Ada pula satu locus penting lagi bernilai sejarah yang baru segelintir orang mafhum. Locus ini sangat berharga karena dapat membuktikan adanya kebudayaan batu (Neolitikum) di samping membuktikan --dalam horison sejarah-- adanya kehidupan dari sumber-sumber garam (zoute bronnen). Locus-nya berada di tepi Sungai Krayan, suatu peradaban nenek moyang zaman baheula sudah ada.

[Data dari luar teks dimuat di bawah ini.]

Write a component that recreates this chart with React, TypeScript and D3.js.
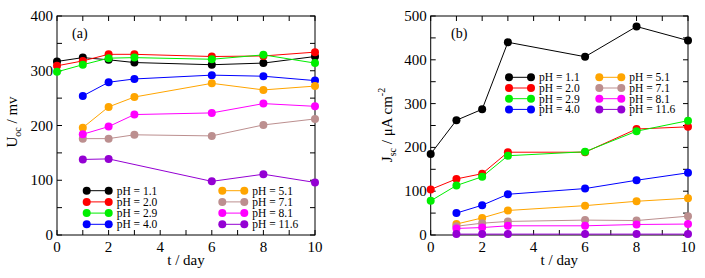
import React from "react";
import * as d3 from "d3";

const labels = ["pH = 1.1", "pH = 2.0", "pH = 2.9", "pH = 4.0", "pH = 5.1", "pH = 7.1", "pH = 8.1", "pH = 11.6"];
const colors = ["#000000", "#ff0000", "#00ee00", "#0000ff", "#ffa500", "#bc8f8f", "#ff00ff", "#9400d3"];

const tA0 = [0, 1, 2, 3, 6, 8, 10];
const tA1 = [1, 2, 3, 6, 8, 10];
const tA2 = [1, 2, 6, 8, 10];

const uocDays = [tA0, tA0, tA0, tA1, tA1, tA1, tA1, tA2];
const uoc11 = [317, 324, 320, 315, 311, 314, 326];
const uoc20 = [309, 318, 330, 330, 326, 327, 334];
const uoc29 = [298, 311, 323, 324, 321, 329, 314];
const uoc40 = [254, 279, 285, 292, 290, 282];
const uoc51 = [196, 234, 252, 277, 265, 272];
const uoc71 = [176, 176, 183, 181, 201, 212];
const uoc81 = [184, 198, 220, 223, 240, 235];
const uoc116 = [138, 139, 98, 111, 96];
const uocSeries = [uoc11, uoc20, uoc29, uoc40, uoc51, uoc71, uoc81, uoc116];

const jscDays = [tA0, tA0, tA0, tA1, tA1, tA1, tA1, tA1];
const jsc11 = [185, 262, 287, 440, 407, 476, 444];
const jsc20 = [104, 128, 140, 189, 189, 242, 247];
const jsc29 = [78, 113, 133, 181, 190, 237, 261];
const jsc40 = [50, 68, 93, 106, 125, 142];
const jsc51 = [25, 39, 56, 67, 77, 84];
const jsc71 = [20, 27, 31, 34, 33, 43];
const jsc81 = [15, 17, 21, 21, 24, 25];
const jsc116 = [2, 2, 2, 2, 2, 2];
const jscSeries = [jsc11, jsc20, jsc29, jsc40, jsc51, jsc71, jsc81, jsc116];

const xTicks = [0, 2, 4, 6, 8, 10];
const FONT = "Liberation Serif, Times New Roman, Times, serif";

type PanelProps = {
  left: number; right: number; top: number; bottom: number;
  yMax: number; yTicks: number[];
  days: number[][]; series: number[][];
  tag: string; tagX: number;
  legendX: number; legendY: number; legendColGap: number; legendRowGap: number;
  yTitle: React.ReactNode; yTitleX: number; yTitleY: number;
};

function Panel(p: PanelProps) {
  const x = d3.scaleLinear().domain([0, 10]).range([p.left, p.right]);
  const y = d3.scaleLinear().domain([0, p.yMax]).range([p.bottom, p.top]);
  const line = d3.line<[number, number]>().x(d => x(d[0])).y(d => y(d[1]));
  const minorX = d3.range(0, 11, 1);
  const minorY = d3.range(0, p.yMax + 1, 50);
  const tl = 5;
  return (
    <g>
      <rect x={p.left} y={p.top} width={p.right - p.left} height={p.bottom - p.top} fill="none" stroke="#000" strokeWidth={1} />
      {minorX.map(v => (
        <g key={"x" + v}>
          <line x1={x(v)} x2={x(v)} y1={p.bottom} y2={p.bottom - tl} stroke="#000" />
          <line x1={x(v)} x2={x(v)} y1={p.top} y2={p.top + tl} stroke="#000" />
        </g>
      ))}
      {minorY.map(v => (
        <g key={"y" + v}>
          <line x1={p.left} x2={p.left + tl} y1={y(v)} y2={y(v)} stroke="#000" />
          <line x1={p.right} x2={p.right - tl} y1={y(v)} y2={y(v)} stroke="#000" />
        </g>
      ))}
      {xTicks.map(v => (
        <text key={"xl" + v} x={x(v)} y={p.bottom + 17} textAnchor="middle" fontSize={15} fontFamily={FONT}>{v}</text>
      ))}
      {p.yTicks.map(v => (
        <text key={"yl" + v} x={p.left - 4} y={y(v) + 5} textAnchor="end" fontSize={15} fontFamily={FONT}>{v}</text>
      ))}
      <text x={(p.left + p.right) / 2} y={p.bottom + 30} textAnchor="middle" fontSize={15} fontFamily={FONT}>t / day</text>
      <text transform={`translate(${p.yTitleX},${p.yTitleY}) rotate(-90)`} textAnchor="middle" fontSize={15} fontFamily={FONT}>{p.yTitle}</text>
      <text x={p.tagX} y={p.top + 22} fontSize={14} fontFamily={FONT}>{p.tag}</text>
      {p.series.map((vals, i) => {
        const pts: [number, number][] = vals.map((v, j) => [p.days[i][j], v]);
        return (
          <g key={"s" + i}>
            <path d={line(pts) || ""} fill="none" stroke={colors[i]} strokeWidth={1} />
            {pts.map((d, j) => (
              <circle key={j} cx={x(d[0])} cy={y(d[1])} r={4} fill={colors[i]} />
            ))}
          </g>
        );
      })}
      {labels.map((lab, i) => {
        const col = Math.floor(i / 4);
        const row = i % 4;
        const lx = p.legendX + col * p.legendColGap;
        const ly = p.legendY + row * p.legendRowGap;
        return (
          <g key={"l" + i}>
            <line x1={lx} x2={lx + 22} y1={ly} y2={ly} stroke={colors[i]} />
            <circle cx={lx} cy={ly} r={4} fill={colors[i]} />
            <circle cx={lx + 22} cy={ly} r={4} fill={colors[i]} />
            <text x={lx + 30} y={ly + 4} fontSize={11.5} fontFamily={FONT}>{lab}</text>
          </g>
        );
      })}
    </g>
  );
}

export default function App() {
  return (
    <svg width={705} height={278} style={{ position: "absolute", left: 0, top: 0, background: "#fff" }}>
      <Panel left={57} right={315} top={16} bottom={235} yMax={400} yTicks={[0, 100, 200, 300, 400]}
        days={uocDays} series={uocSeries} tag="(a)" tagX={72}
        legendX={86.7} legendY={190.7} legendColGap={135.6} legendRowGap={11.2}
        yTitle={<>U<tspan fontSize={10} dy={4}>oc</tspan><tspan dy={-4}> / mv</tspan></>}
        yTitleX={17} yTitleY={122} />
      <Panel left={430.7} right={688} top={16} bottom={235} yMax={500} yTicks={[0, 100, 200, 300, 400, 500]}
        days={jscDays} series={jscSeries} tag="(b)" tagX={451}
        legendX={509} legendY={77.3} legendColGap={90.3} legendRowGap={10.7}
        yTitle={<>J<tspan fontSize={10} dy={4}>sc</tspan><tspan dy={-4}> / μA cm</tspan><tspan fontSize={10} dy={-7}>-2</tspan></>}
        yTitleX={392} yTitleY={125} />
    </svg>
  );
}
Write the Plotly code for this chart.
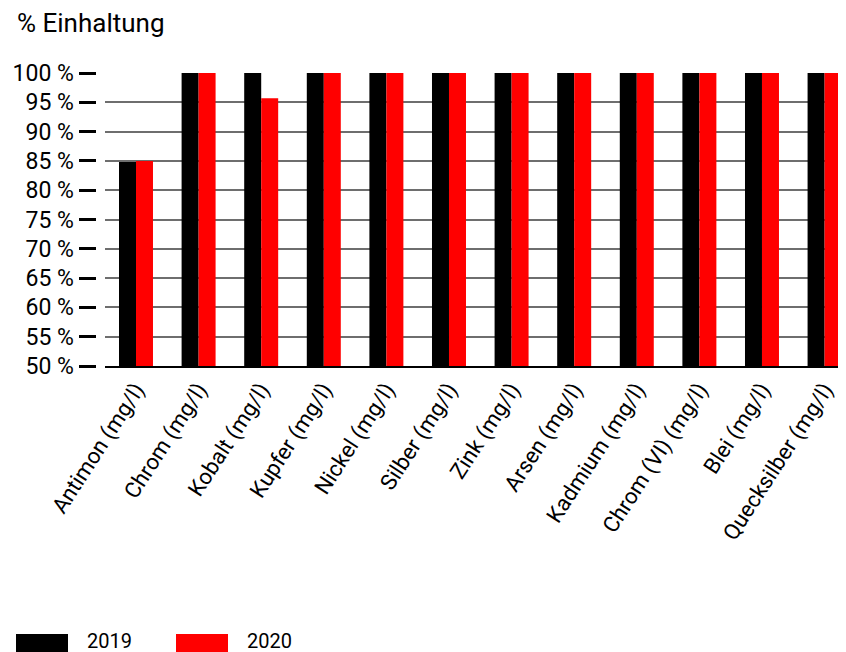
import plotly.graph_objects as go

categories = ["Antimon (mg/l)", "Chrom (mg/l)", "Kobalt (mg/l)", "Kupfer (mg/l)",
              "Nickel (mg/l)", "Silber (mg/l)", "Zink (mg/l)", "Arsen (mg/l)",
              "Kadmium (mg/l)", "Chrom (VI) (mg/l)", "Blei (mg/l)", "Quecksilber (mg/l)"]
values_2019 = [84.8, 100, 100, 100, 100, 100, 100, 100, 100, 100, 100, 100]
values_2020 = [85.0, 100, 95.7, 100, 100, 100, 100, 100, 100, 100, 100, 100]
series_names = ["2019", "2020"]
series_colors = ["#000000", "#ff0000"]
y_ticks = [50, 55, 60, 65, 70, 75, 80, 85, 90, 95, 100]
y_ticklabels = [f"{v} %" for v in y_ticks]

W, H = 846, 652
OFF = 8  # page offset of the figure in the browser
TOP, BOTTOM = 73 - OFF, 366 - OFF
FONT = "Roboto"


def px(p):
    return (p - OFF) / W


def py(p):
    return (BOTTOM - (p - OFF)) / (BOTTOM - TOP)


fig = go.Figure()
for name, vals, col in zip(series_names, [values_2019, values_2020], series_colors):
    fig.add_trace(go.Bar(x=list(range(len(categories))), y=vals, name=name,
                         marker=dict(color=col, line=dict(width=0)),
                         base=0, showlegend=False))

fig.update_layout(
    width=W, height=H,
    margin=dict(l=0, r=0, t=TOP, b=H - BOTTOM, pad=0, autoexpand=False),
    paper_bgcolor="white", plot_bgcolor="white",
    barmode="group", bargap=0.457, bargroupgap=0,
    font=dict(family=FONT, size=19, color="#000000"),
    title=dict(text="% Einhaltung", x=(17 - OFF) / W, xanchor="left", xref="container",
               y=1 - (23 - OFF) / H, yanchor="middle", yref="container",
               font=dict(family=FONT, size=26, color="#000")),
    xaxis=dict(domain=[px(104.7), 1], range=[-0.5, 11.47], automargin=False,
               tickmode="array", tickvals=list(range(len(categories))), ticktext=categories,
               tickangle=-57, showgrid=False, ticks="", showline=True,
               linecolor="#000000", linewidth=2, zeroline=False,
               tickfont=dict(family=FONT, size=22, color="#000")),
    yaxis=dict(range=[50, 100], anchor="free", position=px(95.5), automargin=False,
               tickmode="array", tickvals=y_ticks, ticktext=y_ticklabels,
               ticks="outside", ticklen=17, tickwidth=2.5, tickcolor="#000000",
               showgrid=True, gridcolor="#6e6e6e", gridwidth=1.5,
               showline=False, zeroline=False,
               tickfont=dict(family=FONT, size=23, color="#000")),
)

# legend swatches drawn from the series list
legend_x = [16, 176]
for i, (name, col) in enumerate(zip(series_names, series_colors)):
    lx = legend_x[i]
    fig.add_shape(type="rect", xref="paper", yref="paper",
                  x0=px(lx), x1=px(lx + 52), y0=py(652), y1=py(634),
                  fillcolor=col, line=dict(width=0))
    fig.add_annotation(text=name, xref="paper", yref="paper",
                       x=px(lx + 69), y=py(641), xanchor="left", yanchor="middle",
                       showarrow=False, font=dict(family=FONT, size=20, color="#000"))

fig.write_html("out.html")
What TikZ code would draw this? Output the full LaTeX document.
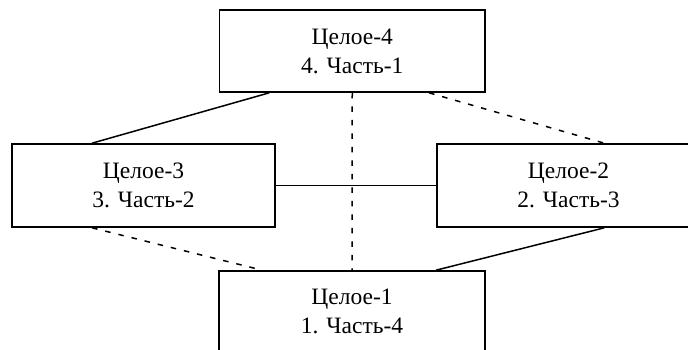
\documentclass[tikz,border=0pt]{standalone}
\usepackage{fontspec}
\setmainfont{Liberation Serif}
\newfontfamily\boxfont{Liberation Serif}
\begin{document}
\begin{tikzpicture}[x=1pt,y=-1pt,
  box/.style={draw,line width=1.7pt,inner sep=0pt,align=center,
    font=\boxfont\fontsize{23.5}{29}\selectfont},
  link/.style={line width=1.5pt},
  dlink/.style={line width=1.5pt,dash pattern=on 5.5pt off 8pt}]
\useasboundingbox (0,0) rectangle (688,349);
\clip (0,0) rectangle (688,349);
\fill[white] (0,0) rectangle (688,349);
\node[box,minimum width=265.5pt,minimum height=82pt] (top) at (352.25,51) {Целое-4\\4. Часть-1};
\node[box,minimum width=263pt,minimum height=83pt] (left) at (143.5,185.5) {Целое-3\\3. Часть-2};
\node[box,minimum width=263pt,minimum height=83pt] (right) at (568.5,185.5) {Целое-2\\2. Часть-3};
\node[box,minimum width=266pt,minimum height=80pt] (bot) at (352,311) {Целое-1\\1. Часть-4};
\draw[link] ([xshift=50.5pt]top.south west) -- ([xshift=81pt]left.north west);
\draw[dlink] ([xshift=210.5pt]top.south west) -- ([xshift=168pt]right.north west);
\draw[dlink] (top.south) -- (bot.north);
\draw[link] (left.east) -- (right.west);
\draw[dlink] ([xshift=81pt]left.south west) -- ([xshift=44pt]bot.north west);
\draw[link] ([xshift=168pt]right.south west) -- ([xshift=218pt]bot.north west);
\end{tikzpicture}
\end{document}
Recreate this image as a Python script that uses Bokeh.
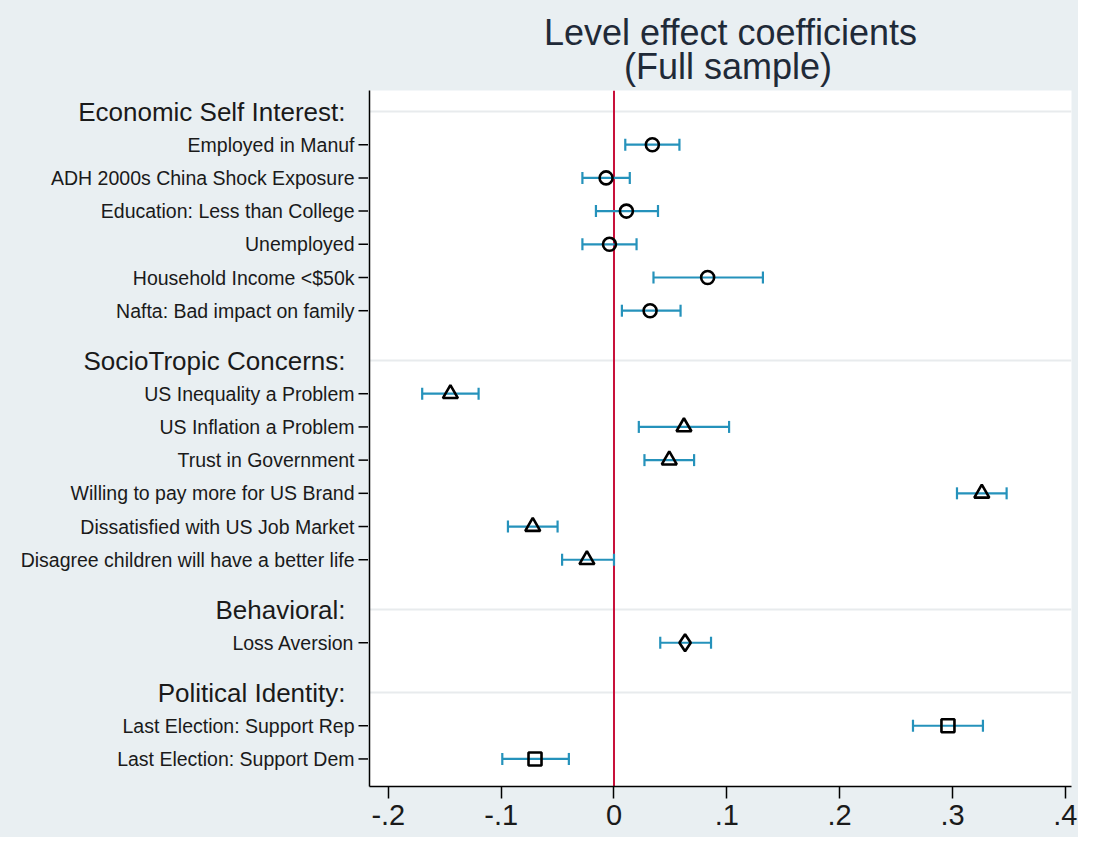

Kisah/ peristiwa penemuan sumber garam gunung Krayan salah satu clue yang menjadi anak-kunci untuk membuka pintu-sejarah peradaban seklaigus perikehidupan manusia penghuni wilayah Dataran Tinggi Borneo di masa lampau. Tokohnya bernama Siuk dan Bulin Apui yang menyumpit burung, kemudian mereka menemukan sumber garam di sungai yang diberi nama: Arul Main.

Artefak berupa alat-alat pertanian dan keperluan rumah tangga pada zaman batu, ditemukan di Krayan. Didapat dari bawah permukaan tanah, di sawah-sawah penduduk ketika lahan sedang dibajak.

Fakta ini membuktikan bahwa telah "terselam", didapat nova, bahwa peradaban zaman batu dan kehidupan nenek moyang penghuni Borneo telah ada di sini dan di tempat ini. Jadi, asal mula penduduk Borneo tidak dari mana pun juga.